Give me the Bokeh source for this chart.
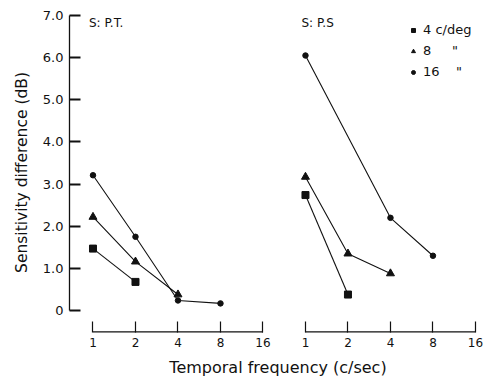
import numpy as np
from bokeh.plotting import figure
from bokeh.models import Range1d, FixedTicker, Legend, LegendItem, Label
from bokeh.embed import file_html
from bokeh.resources import INLINE

# ---------------- data ----------------
freq_ticks = [1, 2, 4, 8, 16]
freq_tick_labels = ["1", "2", "4", "8", "16"]
y_ticks = [0, 1, 2, 3, 4, 5, 6, 7]
y_tick_labels = ["0", "1.0", "2.0", "3.0", "4.0", "5.0", "6.0", "7.0"]
panel_names = ["S: P.T.", "S: P.S"]
legend_labels = ["4 c/deg", "8\u00a0\u00a0\u00a0\u00a0\u00a0\"", "16\u00a0\u00a0\u00a0\u00a0\""]

# subject P.T.
pt_4_freq = [1, 2]
pt_4_val = [1.47, 0.68]
pt_8_freq = [1, 2, 4]
pt_8_val = [2.22, 1.16, 0.38]
pt_16_freq = [1, 2, 4, 8]
pt_16_val = [3.21, 1.75, 0.24, 0.17]
# subject P.S
ps_4_freq = [1, 2]
ps_4_val = [2.74, 0.38]
ps_8_freq = [1, 2, 4]
ps_8_val = [3.17, 1.35, 0.88]
ps_16_freq = [1, 4, 8]
ps_16_val = [6.05, 2.20, 1.30]

PANEL_SHIFT = 5  # octaves between the start of the two panels


def u(freqs, panel):
    return [float(np.log2(f)) + panel * PANEL_SHIFT for f in freqs]


FONT = "DejaVu Sans"
BLACK = "#111111"

x_start, x_end = -0.553, 9.26
y_start, y_end = -0.52, 7.07

p = figure(width=486, height=379, output_backend="svg", toolbar_location=None,
           x_range=Range1d(x_start, x_end), y_range=Range1d(y_start, y_end),
           min_border_left=69, min_border_right=0, min_border_top=12, min_border_bottom=46)
p.outline_line_color = None
p.xgrid.visible = False
p.ygrid.visible = False
p.background_fill_color = "white"
p.border_fill_color = "white"

# y axis
ya = p.yaxis[0]
ya.ticker = FixedTicker(ticks=y_ticks)
ya.major_label_overrides = {t: l for t, l in zip(y_ticks, y_tick_labels)}
ya.bounds = (y_ticks[0], y_ticks[-1])
ya.major_tick_in = 11
ya.major_tick_out = 0
ya.minor_tick_line_color = None
ya.major_tick_line_width = 2
ya.axis_line_width = 1.3
ya.axis_line_color = BLACK
ya.major_tick_line_color = BLACK
ya.major_label_standoff = 6
ya.major_label_text_font = FONT
ya.major_label_text_font_size = "13px"
ya.major_label_text_color = BLACK
ya.axis_label = "Sensitivity difference (dB)"
ya.axis_label_text_font = FONT
ya.axis_label_text_font_size = "15.5px"
ya.axis_label_text_font_style = "normal"
ya.axis_label_text_color = BLACK
ya.axis_label_standoff = 9

# x axis (two panels share one axis; baseline drawn per panel)
xa = p.xaxis[0]
xticks = u(freq_ticks, 0) + u(freq_ticks, 1)
xa.ticker = FixedTicker(ticks=xticks)
xa.major_label_overrides = {t: l for t, l in zip(xticks, freq_tick_labels * 2)}
xa.axis_line_color = None
xa.major_tick_in = 11
xa.major_tick_out = 0
xa.minor_tick_line_color = None
xa.major_tick_line_color = BLACK
xa.major_tick_line_width = 1.2
xa.major_label_standoff = 5
xa.major_label_text_font = FONT
xa.major_label_text_font_size = "12px"
xa.major_label_text_color = BLACK
xa.axis_label = "Temporal frequency (c/sec)"
xa.axis_label_text_font = FONT
xa.axis_label_text_font_size = "16px"
xa.axis_label_text_font_style = "normal"
xa.axis_label_text_color = BLACK
xa.axis_label_standoff = 8

for panel in (0, 1):
    tk = u(freq_ticks, panel)
    p.segment(x0=[tk[0]], y0=[y_start], x1=[tk[-1]], y1=[y_start],
              line_color=BLACK, line_width=2.6)

series = [
    (0, pt_4_freq, pt_4_val, "square", 7),
    (0, pt_8_freq, pt_8_val, "triangle", 8),
    (0, pt_16_freq, pt_16_val, "circle", 5.5),
    (1, ps_4_freq, ps_4_val, "square", 7),
    (1, ps_8_freq, ps_8_val, "triangle", 8),
    (1, ps_16_freq, ps_16_val, "circle", 5.5),
]
legend_renderers = []
for panel, fr, vals, mk, sz in series:
    xs = u(fr, panel)
    p.line(xs, vals, line_color=BLACK, line_width=1.1)
    r = p.scatter(xs, vals, marker=mk, size=sz, fill_color=BLACK, line_color=BLACK)
    if panel == 0:
        legend_renderers.append(r)

legend = Legend(items=[LegendItem(label=l, renderers=[r]) for l, r in zip(legend_labels, legend_renderers)],
                location=(339, 253), padding=0, margin=0, spacing=6,
                glyph_width=10, glyph_height=14, label_height=14, label_standoff=5,
                label_text_font=FONT, label_text_font_size="13px", label_text_color=BLACK,
                border_line_color=None, background_fill_alpha=0)
p.add_layout(legend, "center")

for panel, name in enumerate(panel_names):
    p.add_layout(Label(x=u([1], panel)[0], y=310, x_units="data", y_units="screen",
                       x_offset=-4, text=name, text_font=FONT, text_font_size="12px",
                       text_color=BLACK, text_baseline="middle", text_align="left"))

open("out.html", "w").write(file_html(p, INLINE))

[What the exercise asks]:
Without the pictures, output the full listing exactly as it stands.

[Exercise result]:
Give me the Bokeh source for this chart.
import numpy as np
from bokeh.plotting import figure
from bokeh.models import Range1d, FixedTicker, Legend, LegendItem, Label
from bokeh.embed import file_html
from bokeh.resources import INLINE

# ---------------- data ----------------
freq_ticks = [1, 2, 4, 8, 16]
freq_tick_labels = ["1", "2", "4", "8", "16"]
y_ticks = [0, 1, 2, 3, 4, 5, 6, 7]
y_tick_labels = ["0", "1.0", "2.0", "3.0", "4.0", "5.0", "6.0", "7.0"]
panel_names = ["S: P.T.", "S: P.S"]
legend_labels = ["4 c/deg", "8\u00a0\u00a0\u00a0\u00a0\u00a0\"", "16\u00a0\u00a0\u00a0\u00a0\""]

# subject P.T.
pt_4_freq = [1, 2]
pt_4_val = [1.47, 0.68]
pt_8_freq = [1, 2, 4]
pt_8_val = [2.22, 1.16, 0.38]
pt_16_freq = [1, 2, 4, 8]
pt_16_val = [3.21, 1.75, 0.24, 0.17]
# subject P.S
ps_4_freq = [1, 2]
ps_4_val = [2.74, 0.38]
ps_8_freq = [1, 2, 4]
ps_8_val = [3.17, 1.35, 0.88]
ps_16_freq = [1, 4, 8]
ps_16_val = [6.05, 2.20, 1.30]

PANEL_SHIFT = 5  # octaves between the start of the two panels


def u(freqs, panel):
    return [float(np.log2(f)) + panel * PANEL_SHIFT for f in freqs]


FONT = "DejaVu Sans"
BLACK = "#111111"

x_start, x_end = -0.553, 9.26
y_start, y_end = -0.52, 7.07

p = figure(width=486, height=379, output_backend="svg", toolbar_location=None,
           x_range=Range1d(x_start, x_end), y_range=Range1d(y_start, y_end),
           min_border_left=69, min_border_right=0, min_border_top=12, min_border_bottom=46)
p.outline_line_color = None
p.xgrid.visible = False
p.ygrid.visible = False
p.background_fill_color = "white"
p.border_fill_color = "white"

# y axis
ya = p.yaxis[0]
ya.ticker = FixedTicker(ticks=y_ticks)
ya.major_label_overrides = {t: l for t, l in zip(y_ticks, y_tick_labels)}
ya.bounds = (y_ticks[0], y_ticks[-1])
ya.major_tick_in = 11
ya.major_tick_out = 0
ya.minor_tick_line_color = None
ya.major_tick_line_width = 2
ya.axis_line_width = 1.3
ya.axis_line_color = BLACK
ya.major_tick_line_color = BLACK
ya.major_label_standoff = 6
ya.major_label_text_font = FONT
ya.major_label_text_font_size = "13px"
ya.major_label_text_color = BLACK
ya.axis_label = "Sensitivity difference (dB)"
ya.axis_label_text_font = FONT
ya.axis_label_text_font_size = "15.5px"
ya.axis_label_text_font_style = "normal"
ya.axis_label_text_color = BLACK
ya.axis_label_standoff = 9

# x axis (two panels share one axis; baseline drawn per panel)
xa = p.xaxis[0]
xticks = u(freq_ticks, 0) + u(freq_ticks, 1)
xa.ticker = FixedTicker(ticks=xticks)
xa.major_label_overrides = {t: l for t, l in zip(xticks, freq_tick_labels * 2)}
xa.axis_line_color = None
xa.major_tick_in = 11
xa.major_tick_out = 0
xa.minor_tick_line_color = None
xa.major_tick_line_color = BLACK
xa.major_tick_line_width = 1.2
xa.major_label_standoff = 5
xa.major_label_text_font = FONT
xa.major_label_text_font_size = "12px"
xa.major_label_text_color = BLACK
xa.axis_label = "Temporal frequency (c/sec)"
xa.axis_label_text_font = FONT
xa.axis_label_text_font_size = "16px"
xa.axis_label_text_font_style = "normal"
xa.axis_label_text_color = BLACK
xa.axis_label_standoff = 8

for panel in (0, 1):
    tk = u(freq_ticks, panel)
    p.segment(x0=[tk[0]], y0=[y_start], x1=[tk[-1]], y1=[y_start],
              line_color=BLACK, line_width=2.6)

series = [
    (0, pt_4_freq, pt_4_val, "square", 7),
    (0, pt_8_freq, pt_8_val, "triangle", 8),
    (0, pt_16_freq, pt_16_val, "circle", 5.5),
    (1, ps_4_freq, ps_4_val, "square", 7),
    (1, ps_8_freq, ps_8_val, "triangle", 8),
    (1, ps_16_freq, ps_16_val, "circle", 5.5),
]
legend_renderers = []
for panel, fr, vals, mk, sz in series:
    xs = u(fr, panel)
    p.line(xs, vals, line_color=BLACK, line_width=1.1)
    r = p.scatter(xs, vals, marker=mk, size=sz, fill_color=BLACK, line_color=BLACK)
    if panel == 0:
        legend_renderers.append(r)

legend = Legend(items=[LegendItem(label=l, renderers=[r]) for l, r in zip(legend_labels, legend_renderers)],
                location=(339, 253), padding=0, margin=0, spacing=6,
                glyph_width=10, glyph_height=14, label_height=14, label_standoff=5,
                label_text_font=FONT, label_text_font_size="13px", label_text_color=BLACK,
                border_line_color=None, background_fill_alpha=0)
p.add_layout(legend, "center")

for panel, name in enumerate(panel_names):
    p.add_layout(Label(x=u([1], panel)[0], y=310, x_units="data", y_units="screen",
                       x_offset=-4, text=name, text_font=FONT, text_font_size="12px",
                       text_color=BLACK, text_baseline="middle", text_align="left"))

open("out.html", "w").write(file_html(p, INLINE))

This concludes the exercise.